Creativity blossomed in his daily specials. Regulars knew to expect the unexpected. There was the roasted Chilean sea bass with wilted greens, six-hot-pepper-rubbed guinea fowl with sweet potato chipotle gratin and confit of duck leg with a chile pasilla apricot glaze.
A Chicago Sun-Times dining review in 1995 gushed: “Don Juan’s is the type of restaurant people dream about finding. It’s an informal, fairly accessible place with a wunderkind chef whose specials compete with many high-priced, reservations-two-weeks-in-advance eateries.”
WHAT MIKE ATE
There’s a breakfast place way up in Rogers Park called Honey Bear Cafe which I tried going to on the weekend once—no chance, it’s crazy busy then. So I went on a weekday and it looked promising— I got an omelet that was the size of a burrito. Unfortunately that size threw its proportions out of whack—quantity of egg overwhelming the things inside it (mostly bacon and tomato, I forget what else). It came with a side of hash browns cooked into sharp, dry sticks of potatoes, which were about as hard to pick up with a fork as the pine needles under the Christmas tree. In short, I have no idea what’s packing them in at this inexplicably popular place.
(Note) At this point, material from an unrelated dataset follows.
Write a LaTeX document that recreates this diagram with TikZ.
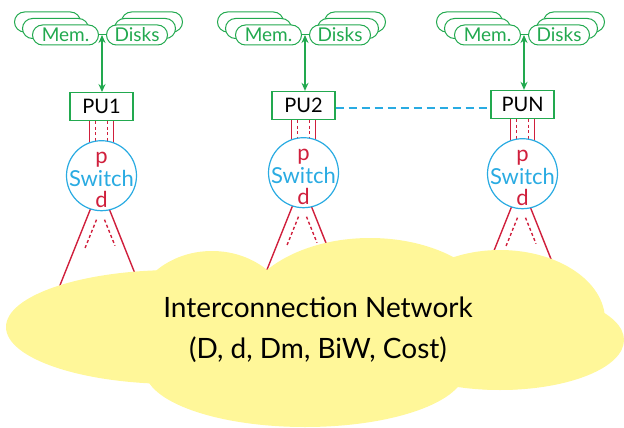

Last week I went to Cafe Yaya, from the Galit guys, for breakfast. Liked the pastries, but the system at breakfast had some kinks to work out. Still, I was eager to check out what they’re doing for dinner, so I went again and sat at the bar. Talking to the bartender/server, I went for a nicely crisp glass of chenin blanc, and a bowl of labneh with caramalized onion, miso and chives which was surprisingly lush and bright (with the fresh chives), dipped with a Yemeni type of bread called malawach (which my server described as being like a flattened croissant—it certainly produced a comparable shower of shards and crumbs). For a main, I ordered a half chicken seasoned with za’atar, which came with a tart salad of greens and radicchio. Chatting up the bartender and the manager, and mentioning I’d eaten the breakfast pastries of pastry chef Mary Eder-McClure, in the end I was given one of her baklava with the urging that it was the best baklava they’d ever had, one that puts other places’ ordinary baklava (maybe served from a box of frozen such) to shame. My feeling about baklava had been that it’s like David Mamet’s description of flan—there’s not really much difference between good and bad. Well… they were so right about it being the best baklava I’d ever had. Bright with cinnamon, fresh and dripping with honey, it was one that makes most others seem routine.
Honestly, two things—the labneh and the baklava—could find a place on my ten-best list at year’s end, and that’s not to say anything against the chicken which I happily took half of home to make lunch out of the next day. But I had just ordered an utterly ordinary middle eastern meal a few days earlier via GrubHub, and this meal drove home what a treasure the careful, inventive middle eastern food at Galit, and now its sibling next door, is.